The leveling creatures was kind of annoying, though for the most part it made sense - after all, the big bad was growing in power so obviously he would send more powerful (and numerous) enemies. Guards are busy protecting the towns, so less time to patrol, so there’s more bears and stuff instead of just crabs. Town guard leveling with you (actually your level +10 iirc) was really stupid though, and it made escort missions a massive PITA since the npcs for that didn’t level up (or if they did, not enough).

It beat morrowind anyway, which was a very fun game but absurdly unbalanced and since the world didn’t level with you quickly became incredibly easy even if you didn’t abuse the broken game mechanics.

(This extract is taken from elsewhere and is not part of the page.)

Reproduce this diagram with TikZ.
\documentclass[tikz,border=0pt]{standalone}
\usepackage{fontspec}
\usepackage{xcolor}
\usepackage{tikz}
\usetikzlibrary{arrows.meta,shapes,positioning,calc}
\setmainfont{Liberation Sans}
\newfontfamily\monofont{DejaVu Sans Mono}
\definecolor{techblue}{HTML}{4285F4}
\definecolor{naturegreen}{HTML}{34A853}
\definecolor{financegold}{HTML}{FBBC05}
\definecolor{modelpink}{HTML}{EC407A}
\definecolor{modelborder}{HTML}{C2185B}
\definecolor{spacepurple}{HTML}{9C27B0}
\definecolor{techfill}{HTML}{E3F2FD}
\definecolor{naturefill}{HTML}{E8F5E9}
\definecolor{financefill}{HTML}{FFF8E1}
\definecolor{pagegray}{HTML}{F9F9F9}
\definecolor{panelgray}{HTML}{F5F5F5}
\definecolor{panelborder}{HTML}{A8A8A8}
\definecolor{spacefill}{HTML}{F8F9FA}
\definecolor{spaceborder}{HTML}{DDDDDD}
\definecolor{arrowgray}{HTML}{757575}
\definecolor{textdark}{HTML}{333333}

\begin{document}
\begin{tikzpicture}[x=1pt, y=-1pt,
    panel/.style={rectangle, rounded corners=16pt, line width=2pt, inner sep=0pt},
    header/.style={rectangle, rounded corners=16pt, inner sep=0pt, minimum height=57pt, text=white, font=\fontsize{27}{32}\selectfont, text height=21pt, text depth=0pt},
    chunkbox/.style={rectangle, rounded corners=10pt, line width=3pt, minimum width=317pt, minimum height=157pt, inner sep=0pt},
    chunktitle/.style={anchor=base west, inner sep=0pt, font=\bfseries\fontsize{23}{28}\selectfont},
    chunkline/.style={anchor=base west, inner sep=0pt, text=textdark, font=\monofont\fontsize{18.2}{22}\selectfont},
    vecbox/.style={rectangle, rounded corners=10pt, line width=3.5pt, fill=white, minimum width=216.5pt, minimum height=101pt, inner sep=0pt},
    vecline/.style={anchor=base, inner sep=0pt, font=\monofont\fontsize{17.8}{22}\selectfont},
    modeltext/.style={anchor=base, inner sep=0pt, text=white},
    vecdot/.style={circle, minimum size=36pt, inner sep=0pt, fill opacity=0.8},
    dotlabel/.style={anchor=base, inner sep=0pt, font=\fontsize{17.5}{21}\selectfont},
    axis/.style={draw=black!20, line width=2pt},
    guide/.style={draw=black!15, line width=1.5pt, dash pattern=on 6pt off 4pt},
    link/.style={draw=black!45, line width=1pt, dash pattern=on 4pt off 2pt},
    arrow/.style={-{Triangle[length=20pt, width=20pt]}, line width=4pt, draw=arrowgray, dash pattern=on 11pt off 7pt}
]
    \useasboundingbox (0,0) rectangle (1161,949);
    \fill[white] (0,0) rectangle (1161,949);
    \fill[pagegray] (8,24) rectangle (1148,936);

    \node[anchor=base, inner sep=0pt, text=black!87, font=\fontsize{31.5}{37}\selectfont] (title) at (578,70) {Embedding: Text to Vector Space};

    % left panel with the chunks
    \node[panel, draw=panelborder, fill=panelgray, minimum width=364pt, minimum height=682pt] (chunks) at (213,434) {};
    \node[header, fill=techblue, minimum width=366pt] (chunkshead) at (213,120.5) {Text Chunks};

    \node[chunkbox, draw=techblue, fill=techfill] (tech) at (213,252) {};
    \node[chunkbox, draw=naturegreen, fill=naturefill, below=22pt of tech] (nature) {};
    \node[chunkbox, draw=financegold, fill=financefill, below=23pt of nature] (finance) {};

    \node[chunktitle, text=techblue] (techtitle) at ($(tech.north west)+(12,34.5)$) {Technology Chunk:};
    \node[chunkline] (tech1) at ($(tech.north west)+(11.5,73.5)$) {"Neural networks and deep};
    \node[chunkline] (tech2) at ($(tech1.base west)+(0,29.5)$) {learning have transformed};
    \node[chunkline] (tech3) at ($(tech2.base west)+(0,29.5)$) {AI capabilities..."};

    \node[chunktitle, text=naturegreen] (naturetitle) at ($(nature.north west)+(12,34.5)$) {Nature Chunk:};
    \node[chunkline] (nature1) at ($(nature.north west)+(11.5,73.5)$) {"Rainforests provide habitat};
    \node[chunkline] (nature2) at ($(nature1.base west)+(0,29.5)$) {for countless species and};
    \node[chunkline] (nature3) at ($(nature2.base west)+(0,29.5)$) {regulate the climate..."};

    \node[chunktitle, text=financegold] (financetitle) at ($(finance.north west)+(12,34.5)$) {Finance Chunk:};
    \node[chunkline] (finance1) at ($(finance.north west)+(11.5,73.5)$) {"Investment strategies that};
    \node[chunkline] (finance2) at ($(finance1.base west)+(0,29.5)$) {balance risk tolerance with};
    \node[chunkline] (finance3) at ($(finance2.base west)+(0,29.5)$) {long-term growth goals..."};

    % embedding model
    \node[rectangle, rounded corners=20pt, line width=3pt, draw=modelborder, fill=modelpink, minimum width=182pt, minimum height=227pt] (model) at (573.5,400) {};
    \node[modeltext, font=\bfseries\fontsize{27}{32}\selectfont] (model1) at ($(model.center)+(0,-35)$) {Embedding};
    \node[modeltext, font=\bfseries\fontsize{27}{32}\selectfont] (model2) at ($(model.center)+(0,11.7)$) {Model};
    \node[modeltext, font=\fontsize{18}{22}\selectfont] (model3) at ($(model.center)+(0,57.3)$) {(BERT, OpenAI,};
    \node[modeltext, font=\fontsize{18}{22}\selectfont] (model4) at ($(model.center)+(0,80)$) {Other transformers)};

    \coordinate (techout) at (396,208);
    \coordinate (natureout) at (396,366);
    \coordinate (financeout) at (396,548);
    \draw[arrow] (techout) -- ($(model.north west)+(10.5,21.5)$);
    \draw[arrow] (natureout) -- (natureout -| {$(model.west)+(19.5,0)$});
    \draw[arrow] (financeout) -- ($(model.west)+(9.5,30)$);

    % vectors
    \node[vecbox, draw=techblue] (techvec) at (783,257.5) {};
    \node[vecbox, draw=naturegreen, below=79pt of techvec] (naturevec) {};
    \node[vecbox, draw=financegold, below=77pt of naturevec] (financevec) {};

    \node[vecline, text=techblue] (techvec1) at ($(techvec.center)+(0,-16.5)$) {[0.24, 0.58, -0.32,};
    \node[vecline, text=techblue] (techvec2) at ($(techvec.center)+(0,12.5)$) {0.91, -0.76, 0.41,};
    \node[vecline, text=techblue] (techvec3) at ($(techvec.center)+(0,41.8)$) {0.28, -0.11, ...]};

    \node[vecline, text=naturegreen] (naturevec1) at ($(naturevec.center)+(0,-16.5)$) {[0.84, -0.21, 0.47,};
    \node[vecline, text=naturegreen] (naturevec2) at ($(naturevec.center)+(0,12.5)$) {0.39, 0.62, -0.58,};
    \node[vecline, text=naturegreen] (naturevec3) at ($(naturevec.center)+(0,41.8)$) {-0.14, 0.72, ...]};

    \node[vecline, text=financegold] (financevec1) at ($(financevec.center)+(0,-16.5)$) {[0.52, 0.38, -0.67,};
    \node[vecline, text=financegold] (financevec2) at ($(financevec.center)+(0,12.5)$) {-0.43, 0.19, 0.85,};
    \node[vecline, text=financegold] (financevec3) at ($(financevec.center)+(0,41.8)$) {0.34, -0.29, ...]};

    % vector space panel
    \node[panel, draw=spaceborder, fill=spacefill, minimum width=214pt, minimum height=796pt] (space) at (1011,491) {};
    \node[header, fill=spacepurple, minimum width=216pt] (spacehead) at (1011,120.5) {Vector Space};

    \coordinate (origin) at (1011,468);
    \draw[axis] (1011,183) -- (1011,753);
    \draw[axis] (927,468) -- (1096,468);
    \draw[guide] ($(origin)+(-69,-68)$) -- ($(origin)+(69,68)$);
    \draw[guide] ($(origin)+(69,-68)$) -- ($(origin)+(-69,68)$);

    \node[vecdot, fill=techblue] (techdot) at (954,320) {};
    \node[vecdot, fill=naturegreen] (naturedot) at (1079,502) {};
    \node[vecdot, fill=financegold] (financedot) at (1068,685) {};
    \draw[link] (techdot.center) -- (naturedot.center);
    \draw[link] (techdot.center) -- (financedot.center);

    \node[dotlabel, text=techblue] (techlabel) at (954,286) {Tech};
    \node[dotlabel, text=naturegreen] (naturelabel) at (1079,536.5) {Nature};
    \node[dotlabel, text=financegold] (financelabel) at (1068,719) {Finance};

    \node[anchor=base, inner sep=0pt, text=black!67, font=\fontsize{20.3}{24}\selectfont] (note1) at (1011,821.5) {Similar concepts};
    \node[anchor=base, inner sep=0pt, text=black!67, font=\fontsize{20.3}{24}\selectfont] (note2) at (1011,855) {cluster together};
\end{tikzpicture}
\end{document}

Once you understand the system of course it is fine but it is screwy and easy to end up with crappy characters. My first playthrough I was going for a ‘rogue’ and ended up with 100 Speed and everything else pretty low as I was getting +5 speed modifiers and everything else was +1 or +3. I was leveling so quickly that creatures would soon destroy me if I couldn’t outrun them. By the endgame most of my playing was running like crazy shooting a few arrows and running more. The worst mission was one where I was supposed to protect the king but he’d be taking a dirt nap 5 seconds in because I couldn’t keep creatures off of him and I couldn’t kill anything as I couldn’t get my sneak attack arrow shots in. I did beat the game with that character but it was a pain.

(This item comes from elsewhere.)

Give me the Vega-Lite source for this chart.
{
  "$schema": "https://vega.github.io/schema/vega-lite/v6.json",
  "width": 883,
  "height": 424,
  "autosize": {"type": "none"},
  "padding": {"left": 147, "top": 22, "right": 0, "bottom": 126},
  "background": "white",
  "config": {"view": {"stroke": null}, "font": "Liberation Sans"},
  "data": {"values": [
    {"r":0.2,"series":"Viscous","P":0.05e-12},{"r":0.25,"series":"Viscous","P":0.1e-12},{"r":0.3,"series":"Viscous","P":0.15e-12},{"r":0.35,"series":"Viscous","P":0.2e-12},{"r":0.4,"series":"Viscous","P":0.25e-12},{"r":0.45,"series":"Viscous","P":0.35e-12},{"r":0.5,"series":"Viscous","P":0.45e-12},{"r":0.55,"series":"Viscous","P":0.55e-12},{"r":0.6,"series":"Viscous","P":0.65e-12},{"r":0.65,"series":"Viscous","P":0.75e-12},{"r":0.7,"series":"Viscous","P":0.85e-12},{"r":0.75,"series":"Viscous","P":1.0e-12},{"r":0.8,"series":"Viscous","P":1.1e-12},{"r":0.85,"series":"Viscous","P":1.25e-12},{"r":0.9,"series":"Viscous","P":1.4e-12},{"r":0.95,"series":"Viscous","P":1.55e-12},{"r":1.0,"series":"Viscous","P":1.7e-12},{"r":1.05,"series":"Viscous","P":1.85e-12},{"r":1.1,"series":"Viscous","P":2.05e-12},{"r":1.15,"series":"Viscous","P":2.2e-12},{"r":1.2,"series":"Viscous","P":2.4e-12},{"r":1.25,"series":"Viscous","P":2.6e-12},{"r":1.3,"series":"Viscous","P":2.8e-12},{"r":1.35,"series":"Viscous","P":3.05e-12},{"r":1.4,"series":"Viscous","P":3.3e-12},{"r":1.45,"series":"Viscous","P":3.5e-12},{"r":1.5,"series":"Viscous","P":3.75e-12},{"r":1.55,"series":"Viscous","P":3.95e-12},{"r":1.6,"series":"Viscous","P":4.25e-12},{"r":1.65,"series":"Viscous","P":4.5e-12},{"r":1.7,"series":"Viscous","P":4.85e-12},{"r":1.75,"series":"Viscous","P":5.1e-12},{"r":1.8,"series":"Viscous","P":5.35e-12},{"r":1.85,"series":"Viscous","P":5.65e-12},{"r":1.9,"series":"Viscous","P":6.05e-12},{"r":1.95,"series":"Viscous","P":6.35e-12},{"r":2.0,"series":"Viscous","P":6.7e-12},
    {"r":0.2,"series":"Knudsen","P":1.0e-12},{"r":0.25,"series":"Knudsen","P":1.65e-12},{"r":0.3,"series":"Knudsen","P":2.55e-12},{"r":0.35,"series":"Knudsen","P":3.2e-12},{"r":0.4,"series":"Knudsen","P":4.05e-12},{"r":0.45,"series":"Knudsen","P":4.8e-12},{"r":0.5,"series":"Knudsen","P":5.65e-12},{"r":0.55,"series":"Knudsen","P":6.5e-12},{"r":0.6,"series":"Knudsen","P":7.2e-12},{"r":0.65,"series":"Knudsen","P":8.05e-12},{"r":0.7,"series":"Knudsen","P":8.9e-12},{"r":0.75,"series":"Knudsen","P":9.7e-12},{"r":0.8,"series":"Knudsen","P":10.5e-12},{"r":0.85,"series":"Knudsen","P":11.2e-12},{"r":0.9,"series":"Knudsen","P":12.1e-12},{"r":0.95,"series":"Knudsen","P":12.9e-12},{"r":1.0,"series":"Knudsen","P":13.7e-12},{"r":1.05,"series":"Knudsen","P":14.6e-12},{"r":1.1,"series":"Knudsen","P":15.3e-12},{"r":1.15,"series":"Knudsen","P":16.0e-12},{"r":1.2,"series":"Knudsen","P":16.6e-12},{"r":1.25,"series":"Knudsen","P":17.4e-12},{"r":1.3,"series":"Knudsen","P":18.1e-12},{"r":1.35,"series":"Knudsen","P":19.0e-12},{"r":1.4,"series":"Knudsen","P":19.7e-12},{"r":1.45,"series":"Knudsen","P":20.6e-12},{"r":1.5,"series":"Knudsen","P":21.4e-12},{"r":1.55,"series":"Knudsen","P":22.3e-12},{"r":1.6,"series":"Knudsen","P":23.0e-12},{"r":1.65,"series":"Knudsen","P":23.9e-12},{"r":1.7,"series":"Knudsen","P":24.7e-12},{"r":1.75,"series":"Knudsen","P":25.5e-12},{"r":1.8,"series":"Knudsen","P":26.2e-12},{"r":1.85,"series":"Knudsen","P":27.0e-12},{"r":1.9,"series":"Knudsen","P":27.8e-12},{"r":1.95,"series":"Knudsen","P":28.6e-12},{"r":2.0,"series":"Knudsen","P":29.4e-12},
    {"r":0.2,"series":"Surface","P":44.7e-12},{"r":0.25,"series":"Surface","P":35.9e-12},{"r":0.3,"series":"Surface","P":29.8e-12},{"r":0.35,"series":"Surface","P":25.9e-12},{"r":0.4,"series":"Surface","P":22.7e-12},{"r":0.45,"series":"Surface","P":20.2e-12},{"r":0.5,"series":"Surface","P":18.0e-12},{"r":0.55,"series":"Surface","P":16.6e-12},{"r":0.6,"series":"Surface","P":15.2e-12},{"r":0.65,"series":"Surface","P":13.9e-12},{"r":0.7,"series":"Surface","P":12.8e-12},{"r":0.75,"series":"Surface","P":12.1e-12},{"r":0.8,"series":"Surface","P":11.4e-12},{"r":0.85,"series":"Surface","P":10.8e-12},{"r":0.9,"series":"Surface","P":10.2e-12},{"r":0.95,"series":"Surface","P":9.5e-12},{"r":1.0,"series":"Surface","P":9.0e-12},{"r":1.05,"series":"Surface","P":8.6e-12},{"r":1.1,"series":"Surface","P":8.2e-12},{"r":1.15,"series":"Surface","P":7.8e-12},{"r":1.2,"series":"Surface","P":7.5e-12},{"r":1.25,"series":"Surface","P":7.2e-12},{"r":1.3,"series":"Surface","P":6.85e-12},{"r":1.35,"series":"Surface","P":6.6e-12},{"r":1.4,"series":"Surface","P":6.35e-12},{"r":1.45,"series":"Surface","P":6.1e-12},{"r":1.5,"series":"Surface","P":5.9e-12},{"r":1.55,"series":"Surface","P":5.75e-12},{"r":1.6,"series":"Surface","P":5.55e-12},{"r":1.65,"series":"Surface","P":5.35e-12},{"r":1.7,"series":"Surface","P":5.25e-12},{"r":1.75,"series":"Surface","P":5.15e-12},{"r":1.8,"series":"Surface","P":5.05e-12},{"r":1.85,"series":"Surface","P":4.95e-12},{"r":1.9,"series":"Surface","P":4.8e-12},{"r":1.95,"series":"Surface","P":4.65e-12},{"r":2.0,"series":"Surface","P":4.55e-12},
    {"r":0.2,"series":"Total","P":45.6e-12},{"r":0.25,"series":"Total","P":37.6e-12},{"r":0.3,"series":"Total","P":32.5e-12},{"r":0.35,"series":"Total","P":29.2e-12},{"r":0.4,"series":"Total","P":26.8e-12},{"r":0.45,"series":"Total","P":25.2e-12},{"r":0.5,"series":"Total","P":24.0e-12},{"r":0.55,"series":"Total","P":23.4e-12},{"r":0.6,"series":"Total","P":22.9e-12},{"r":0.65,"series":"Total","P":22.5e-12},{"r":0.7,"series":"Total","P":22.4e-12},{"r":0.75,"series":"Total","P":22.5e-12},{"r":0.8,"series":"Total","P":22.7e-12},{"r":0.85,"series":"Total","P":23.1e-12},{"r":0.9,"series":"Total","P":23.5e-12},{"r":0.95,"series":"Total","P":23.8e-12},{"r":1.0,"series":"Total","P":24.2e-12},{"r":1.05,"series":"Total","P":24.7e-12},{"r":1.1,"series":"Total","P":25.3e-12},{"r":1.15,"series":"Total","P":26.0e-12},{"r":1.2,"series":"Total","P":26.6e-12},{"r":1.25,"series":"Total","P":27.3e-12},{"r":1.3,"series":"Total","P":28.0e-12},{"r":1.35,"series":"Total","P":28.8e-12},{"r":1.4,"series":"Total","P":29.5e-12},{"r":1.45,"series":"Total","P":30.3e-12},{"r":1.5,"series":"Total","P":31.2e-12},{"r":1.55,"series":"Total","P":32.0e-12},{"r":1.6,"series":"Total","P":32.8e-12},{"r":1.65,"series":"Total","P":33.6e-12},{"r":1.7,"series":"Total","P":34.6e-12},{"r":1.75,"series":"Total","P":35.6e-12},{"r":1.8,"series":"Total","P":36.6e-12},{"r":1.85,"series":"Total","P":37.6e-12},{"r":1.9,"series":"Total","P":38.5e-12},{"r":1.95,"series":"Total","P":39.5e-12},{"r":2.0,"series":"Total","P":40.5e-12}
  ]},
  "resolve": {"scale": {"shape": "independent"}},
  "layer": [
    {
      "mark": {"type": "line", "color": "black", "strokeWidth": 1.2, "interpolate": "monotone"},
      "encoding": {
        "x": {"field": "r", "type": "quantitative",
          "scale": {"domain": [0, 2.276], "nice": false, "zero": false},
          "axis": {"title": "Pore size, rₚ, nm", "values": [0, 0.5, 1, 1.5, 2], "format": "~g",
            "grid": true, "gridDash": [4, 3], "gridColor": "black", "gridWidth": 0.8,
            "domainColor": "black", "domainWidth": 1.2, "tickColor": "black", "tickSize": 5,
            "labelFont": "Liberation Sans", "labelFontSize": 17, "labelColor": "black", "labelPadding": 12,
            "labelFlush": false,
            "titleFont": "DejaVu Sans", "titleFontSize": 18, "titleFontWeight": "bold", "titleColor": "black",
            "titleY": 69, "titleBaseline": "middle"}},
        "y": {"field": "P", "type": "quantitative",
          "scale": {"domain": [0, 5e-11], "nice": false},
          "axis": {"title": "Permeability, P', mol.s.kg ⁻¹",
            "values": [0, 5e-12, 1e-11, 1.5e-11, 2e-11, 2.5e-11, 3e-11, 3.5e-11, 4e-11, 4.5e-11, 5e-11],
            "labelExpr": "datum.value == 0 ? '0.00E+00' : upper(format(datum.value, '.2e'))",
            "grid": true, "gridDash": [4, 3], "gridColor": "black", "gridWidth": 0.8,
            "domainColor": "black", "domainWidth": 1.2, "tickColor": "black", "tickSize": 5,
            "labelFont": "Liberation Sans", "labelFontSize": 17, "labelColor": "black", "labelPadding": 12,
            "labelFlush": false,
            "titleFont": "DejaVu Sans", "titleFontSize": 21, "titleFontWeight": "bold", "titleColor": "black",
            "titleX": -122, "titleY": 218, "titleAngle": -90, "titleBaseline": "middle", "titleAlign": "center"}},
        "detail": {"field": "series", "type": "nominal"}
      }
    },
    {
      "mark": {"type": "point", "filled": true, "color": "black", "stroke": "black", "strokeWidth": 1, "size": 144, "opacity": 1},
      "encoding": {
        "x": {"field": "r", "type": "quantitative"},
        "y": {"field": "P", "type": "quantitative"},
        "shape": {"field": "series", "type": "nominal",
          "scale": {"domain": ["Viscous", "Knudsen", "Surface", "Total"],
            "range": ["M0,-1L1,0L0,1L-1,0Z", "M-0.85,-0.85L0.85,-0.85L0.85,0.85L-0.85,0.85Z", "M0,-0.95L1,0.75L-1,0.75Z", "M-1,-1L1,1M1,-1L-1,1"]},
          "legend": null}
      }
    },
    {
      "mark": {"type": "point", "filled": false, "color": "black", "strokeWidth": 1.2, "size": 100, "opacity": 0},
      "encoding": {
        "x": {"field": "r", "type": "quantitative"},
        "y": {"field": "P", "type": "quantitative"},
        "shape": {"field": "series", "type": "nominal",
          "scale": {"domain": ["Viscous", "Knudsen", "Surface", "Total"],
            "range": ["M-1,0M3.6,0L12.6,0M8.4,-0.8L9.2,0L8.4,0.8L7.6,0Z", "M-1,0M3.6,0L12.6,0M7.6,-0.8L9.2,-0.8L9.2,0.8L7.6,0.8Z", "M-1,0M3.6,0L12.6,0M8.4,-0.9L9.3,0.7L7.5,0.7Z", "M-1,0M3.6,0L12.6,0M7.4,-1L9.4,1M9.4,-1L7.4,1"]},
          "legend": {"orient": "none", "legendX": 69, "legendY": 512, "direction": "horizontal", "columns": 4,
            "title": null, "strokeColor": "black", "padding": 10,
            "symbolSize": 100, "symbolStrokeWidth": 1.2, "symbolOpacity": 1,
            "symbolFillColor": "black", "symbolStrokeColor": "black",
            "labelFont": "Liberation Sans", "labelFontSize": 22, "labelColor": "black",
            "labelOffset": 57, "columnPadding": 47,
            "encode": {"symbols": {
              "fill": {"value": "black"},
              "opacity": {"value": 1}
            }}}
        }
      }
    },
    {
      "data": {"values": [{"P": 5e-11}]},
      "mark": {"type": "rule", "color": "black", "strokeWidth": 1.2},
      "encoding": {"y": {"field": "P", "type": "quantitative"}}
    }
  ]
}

Considering there’s a thieves guild, mage guild and a warrior guild you’d think all of these would be viable builds and play styles but they really aren’t. You have to stat track and skill track in order to level up ‘correctly’.

You can easily end up in a situation where you have to grind your minor skills over and over to get at least the +3 before you level or be totally outclassed by endgame.